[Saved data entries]
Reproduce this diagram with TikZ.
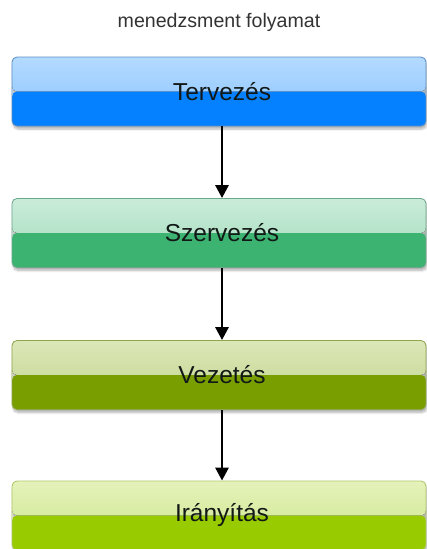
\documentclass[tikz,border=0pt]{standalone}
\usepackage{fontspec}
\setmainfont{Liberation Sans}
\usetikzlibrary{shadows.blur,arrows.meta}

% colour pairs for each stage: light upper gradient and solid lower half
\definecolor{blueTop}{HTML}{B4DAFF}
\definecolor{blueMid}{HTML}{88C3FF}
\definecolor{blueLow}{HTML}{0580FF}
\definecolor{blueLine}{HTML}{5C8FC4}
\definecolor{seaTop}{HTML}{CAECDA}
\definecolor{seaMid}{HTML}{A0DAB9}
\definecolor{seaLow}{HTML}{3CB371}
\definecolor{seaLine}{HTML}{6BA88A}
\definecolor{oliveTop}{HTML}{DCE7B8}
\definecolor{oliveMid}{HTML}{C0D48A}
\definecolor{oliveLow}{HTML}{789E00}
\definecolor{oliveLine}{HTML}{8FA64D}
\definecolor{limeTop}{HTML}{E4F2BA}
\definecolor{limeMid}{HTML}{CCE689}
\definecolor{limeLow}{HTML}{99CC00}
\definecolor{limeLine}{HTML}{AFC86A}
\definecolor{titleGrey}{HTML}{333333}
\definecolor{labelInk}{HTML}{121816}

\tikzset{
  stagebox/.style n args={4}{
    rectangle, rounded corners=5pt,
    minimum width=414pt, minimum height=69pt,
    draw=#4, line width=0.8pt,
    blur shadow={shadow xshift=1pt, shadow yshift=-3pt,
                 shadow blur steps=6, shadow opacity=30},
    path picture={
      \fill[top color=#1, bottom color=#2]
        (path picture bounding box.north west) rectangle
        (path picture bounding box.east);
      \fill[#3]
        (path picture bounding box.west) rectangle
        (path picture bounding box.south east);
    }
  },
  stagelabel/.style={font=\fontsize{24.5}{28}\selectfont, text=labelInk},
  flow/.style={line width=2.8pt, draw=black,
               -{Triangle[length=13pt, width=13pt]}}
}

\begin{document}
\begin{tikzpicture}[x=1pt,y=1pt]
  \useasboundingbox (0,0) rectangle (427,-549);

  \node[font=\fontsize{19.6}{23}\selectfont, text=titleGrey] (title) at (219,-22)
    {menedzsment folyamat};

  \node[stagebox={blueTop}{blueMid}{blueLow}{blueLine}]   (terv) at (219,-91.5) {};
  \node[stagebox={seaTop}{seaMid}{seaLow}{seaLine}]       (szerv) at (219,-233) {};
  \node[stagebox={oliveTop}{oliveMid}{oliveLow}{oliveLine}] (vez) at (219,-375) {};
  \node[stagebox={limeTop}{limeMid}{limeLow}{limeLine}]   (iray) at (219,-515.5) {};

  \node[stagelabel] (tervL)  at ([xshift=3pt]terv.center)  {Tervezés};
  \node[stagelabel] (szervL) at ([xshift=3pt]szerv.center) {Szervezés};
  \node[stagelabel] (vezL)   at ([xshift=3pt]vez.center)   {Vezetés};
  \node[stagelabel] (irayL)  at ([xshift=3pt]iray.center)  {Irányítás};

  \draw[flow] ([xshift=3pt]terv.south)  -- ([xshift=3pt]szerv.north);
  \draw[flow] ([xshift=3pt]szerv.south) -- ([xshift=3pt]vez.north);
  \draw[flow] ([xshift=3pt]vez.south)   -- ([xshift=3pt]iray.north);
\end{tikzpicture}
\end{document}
* * *
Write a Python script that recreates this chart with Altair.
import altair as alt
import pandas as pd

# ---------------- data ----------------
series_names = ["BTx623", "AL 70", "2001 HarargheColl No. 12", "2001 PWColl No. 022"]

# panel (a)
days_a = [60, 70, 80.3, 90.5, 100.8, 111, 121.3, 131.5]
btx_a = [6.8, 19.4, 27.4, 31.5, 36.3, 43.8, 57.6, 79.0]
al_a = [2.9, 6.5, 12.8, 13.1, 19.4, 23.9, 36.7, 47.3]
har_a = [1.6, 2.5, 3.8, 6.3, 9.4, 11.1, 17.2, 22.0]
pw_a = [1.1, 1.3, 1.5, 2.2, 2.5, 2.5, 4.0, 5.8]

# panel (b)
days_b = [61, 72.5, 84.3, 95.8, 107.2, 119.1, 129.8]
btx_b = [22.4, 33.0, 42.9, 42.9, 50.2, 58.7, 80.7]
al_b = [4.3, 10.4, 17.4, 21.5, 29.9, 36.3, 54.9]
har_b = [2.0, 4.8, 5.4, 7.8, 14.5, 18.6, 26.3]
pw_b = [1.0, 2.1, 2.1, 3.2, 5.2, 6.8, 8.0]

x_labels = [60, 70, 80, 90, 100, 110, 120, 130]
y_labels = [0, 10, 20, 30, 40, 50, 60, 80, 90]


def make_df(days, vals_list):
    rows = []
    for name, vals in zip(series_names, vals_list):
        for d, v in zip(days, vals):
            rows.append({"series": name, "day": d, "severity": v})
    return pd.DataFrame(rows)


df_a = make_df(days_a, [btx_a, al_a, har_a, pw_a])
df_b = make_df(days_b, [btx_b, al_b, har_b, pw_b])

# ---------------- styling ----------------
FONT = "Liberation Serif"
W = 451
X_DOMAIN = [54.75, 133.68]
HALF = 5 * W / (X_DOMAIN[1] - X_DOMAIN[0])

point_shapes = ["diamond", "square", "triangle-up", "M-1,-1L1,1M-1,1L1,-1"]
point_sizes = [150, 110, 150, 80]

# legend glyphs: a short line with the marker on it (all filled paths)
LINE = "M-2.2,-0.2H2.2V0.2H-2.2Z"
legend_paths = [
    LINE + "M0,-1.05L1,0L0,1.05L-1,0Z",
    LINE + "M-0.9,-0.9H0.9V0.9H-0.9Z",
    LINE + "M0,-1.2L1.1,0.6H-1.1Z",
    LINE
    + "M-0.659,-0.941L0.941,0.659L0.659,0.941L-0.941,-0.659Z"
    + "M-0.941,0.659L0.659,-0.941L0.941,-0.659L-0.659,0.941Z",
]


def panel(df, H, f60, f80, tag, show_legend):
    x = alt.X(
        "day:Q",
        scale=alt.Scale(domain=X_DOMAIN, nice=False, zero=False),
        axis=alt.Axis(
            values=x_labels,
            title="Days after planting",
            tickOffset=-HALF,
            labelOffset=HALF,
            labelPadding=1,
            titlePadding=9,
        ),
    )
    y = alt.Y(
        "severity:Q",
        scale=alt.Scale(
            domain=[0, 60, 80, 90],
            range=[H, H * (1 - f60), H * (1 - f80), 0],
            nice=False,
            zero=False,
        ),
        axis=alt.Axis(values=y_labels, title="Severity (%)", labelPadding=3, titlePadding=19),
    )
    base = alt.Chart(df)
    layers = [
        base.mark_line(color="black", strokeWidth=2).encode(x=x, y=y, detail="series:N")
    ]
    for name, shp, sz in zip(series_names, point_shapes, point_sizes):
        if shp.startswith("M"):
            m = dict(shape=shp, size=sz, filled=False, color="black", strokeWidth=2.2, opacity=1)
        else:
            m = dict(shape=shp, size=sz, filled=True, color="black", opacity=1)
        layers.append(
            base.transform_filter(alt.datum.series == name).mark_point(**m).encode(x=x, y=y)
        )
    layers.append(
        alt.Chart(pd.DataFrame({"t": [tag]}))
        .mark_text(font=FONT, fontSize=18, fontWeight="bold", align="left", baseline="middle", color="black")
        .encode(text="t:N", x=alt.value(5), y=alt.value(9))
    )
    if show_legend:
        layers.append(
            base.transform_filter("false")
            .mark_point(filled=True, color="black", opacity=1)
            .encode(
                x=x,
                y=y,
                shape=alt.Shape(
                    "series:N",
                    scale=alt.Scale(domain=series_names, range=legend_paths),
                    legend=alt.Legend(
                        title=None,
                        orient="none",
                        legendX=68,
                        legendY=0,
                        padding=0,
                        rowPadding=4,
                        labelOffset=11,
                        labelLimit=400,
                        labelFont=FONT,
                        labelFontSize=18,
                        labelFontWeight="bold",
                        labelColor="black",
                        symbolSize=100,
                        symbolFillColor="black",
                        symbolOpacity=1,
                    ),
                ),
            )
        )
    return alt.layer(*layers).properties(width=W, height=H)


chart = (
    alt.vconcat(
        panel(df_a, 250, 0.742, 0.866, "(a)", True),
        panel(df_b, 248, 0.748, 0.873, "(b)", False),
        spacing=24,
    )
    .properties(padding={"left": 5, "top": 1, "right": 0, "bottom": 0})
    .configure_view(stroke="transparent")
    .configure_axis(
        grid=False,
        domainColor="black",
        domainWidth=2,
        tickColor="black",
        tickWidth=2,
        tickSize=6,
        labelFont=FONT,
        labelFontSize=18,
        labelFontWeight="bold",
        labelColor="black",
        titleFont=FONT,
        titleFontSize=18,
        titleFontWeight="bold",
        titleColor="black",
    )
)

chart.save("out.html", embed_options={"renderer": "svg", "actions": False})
...
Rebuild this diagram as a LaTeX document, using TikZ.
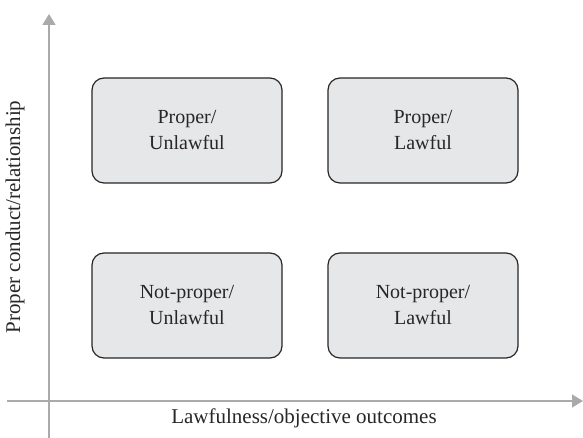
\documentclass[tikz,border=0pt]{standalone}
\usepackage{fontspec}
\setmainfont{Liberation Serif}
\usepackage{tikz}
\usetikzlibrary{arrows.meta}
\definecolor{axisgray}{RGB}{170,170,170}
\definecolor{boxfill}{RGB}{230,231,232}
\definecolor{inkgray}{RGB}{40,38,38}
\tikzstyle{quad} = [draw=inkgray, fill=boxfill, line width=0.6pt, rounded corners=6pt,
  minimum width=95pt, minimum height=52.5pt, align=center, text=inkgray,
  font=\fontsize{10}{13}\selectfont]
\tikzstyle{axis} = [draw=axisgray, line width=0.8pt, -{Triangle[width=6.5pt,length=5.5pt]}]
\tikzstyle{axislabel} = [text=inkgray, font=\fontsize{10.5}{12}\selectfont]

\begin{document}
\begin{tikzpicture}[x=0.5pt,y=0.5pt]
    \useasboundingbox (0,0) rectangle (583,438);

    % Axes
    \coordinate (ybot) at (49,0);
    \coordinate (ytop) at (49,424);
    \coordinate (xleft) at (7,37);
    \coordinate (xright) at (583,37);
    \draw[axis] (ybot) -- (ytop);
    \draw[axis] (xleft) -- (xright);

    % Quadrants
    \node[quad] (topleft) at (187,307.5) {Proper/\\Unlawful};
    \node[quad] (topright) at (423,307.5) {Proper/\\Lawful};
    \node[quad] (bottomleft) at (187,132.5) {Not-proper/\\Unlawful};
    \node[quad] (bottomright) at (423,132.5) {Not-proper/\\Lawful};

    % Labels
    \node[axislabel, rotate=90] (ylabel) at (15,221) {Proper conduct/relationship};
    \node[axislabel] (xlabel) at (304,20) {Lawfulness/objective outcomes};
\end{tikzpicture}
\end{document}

§ **Set problem**
Leave the pictures out, then copy word for word only the lines from the one containing "Reproduce this diagram with TikZ." through the one containing "(iray) at (219,-515.5)", both included.

§ **Written response**
Reproduce this diagram with TikZ.
\documentclass[tikz,border=0pt]{standalone}
\usepackage{fontspec}
\setmainfont{Liberation Sans}
\usetikzlibrary{shadows.blur,arrows.meta}

% colour pairs for each stage: light upper gradient and solid lower half
\definecolor{blueTop}{HTML}{B4DAFF}
\definecolor{blueMid}{HTML}{88C3FF}
\definecolor{blueLow}{HTML}{0580FF}
\definecolor{blueLine}{HTML}{5C8FC4}
\definecolor{seaTop}{HTML}{CAECDA}
\definecolor{seaMid}{HTML}{A0DAB9}
\definecolor{seaLow}{HTML}{3CB371}
\definecolor{seaLine}{HTML}{6BA88A}
\definecolor{oliveTop}{HTML}{DCE7B8}
\definecolor{oliveMid}{HTML}{C0D48A}
\definecolor{oliveLow}{HTML}{789E00}
\definecolor{oliveLine}{HTML}{8FA64D}
\definecolor{limeTop}{HTML}{E4F2BA}
\definecolor{limeMid}{HTML}{CCE689}
\definecolor{limeLow}{HTML}{99CC00}
\definecolor{limeLine}{HTML}{AFC86A}
\definecolor{titleGrey}{HTML}{333333}
\definecolor{labelInk}{HTML}{121816}

\tikzset{
  stagebox/.style n args={4}{
    rectangle, rounded corners=5pt,
    minimum width=414pt, minimum height=69pt,
    draw=#4, line width=0.8pt,
    blur shadow={shadow xshift=1pt, shadow yshift=-3pt,
                 shadow blur steps=6, shadow opacity=30},
    path picture={
      \fill[top color=#1, bottom color=#2]
        (path picture bounding box.north west) rectangle
        (path picture bounding box.east);
      \fill[#3]
        (path picture bounding box.west) rectangle
        (path picture bounding box.south east);
    }
  },
  stagelabel/.style={font=\fontsize{24.5}{28}\selectfont, text=labelInk},
  flow/.style={line width=2.8pt, draw=black,
               -{Triangle[length=13pt, width=13pt]}}
}

\begin{document}
\begin{tikzpicture}[x=1pt,y=1pt]
  \useasboundingbox (0,0) rectangle (427,-549);

  \node[font=\fontsize{19.6}{23}\selectfont, text=titleGrey] (title) at (219,-22)
    {menedzsment folyamat};

  \node[stagebox={blueTop}{blueMid}{blueLow}{blueLine}]   (terv) at (219,-91.5) {};
  \node[stagebox={seaTop}{seaMid}{seaLow}{seaLine}]       (szerv) at (219,-233) {};
  \node[stagebox={oliveTop}{oliveMid}{oliveLow}{oliveLine}] (vez) at (219,-375) {};
  \node[stagebox={limeTop}{limeMid}{limeLow}{limeLine}]   (iray) at (219,-515.5) {};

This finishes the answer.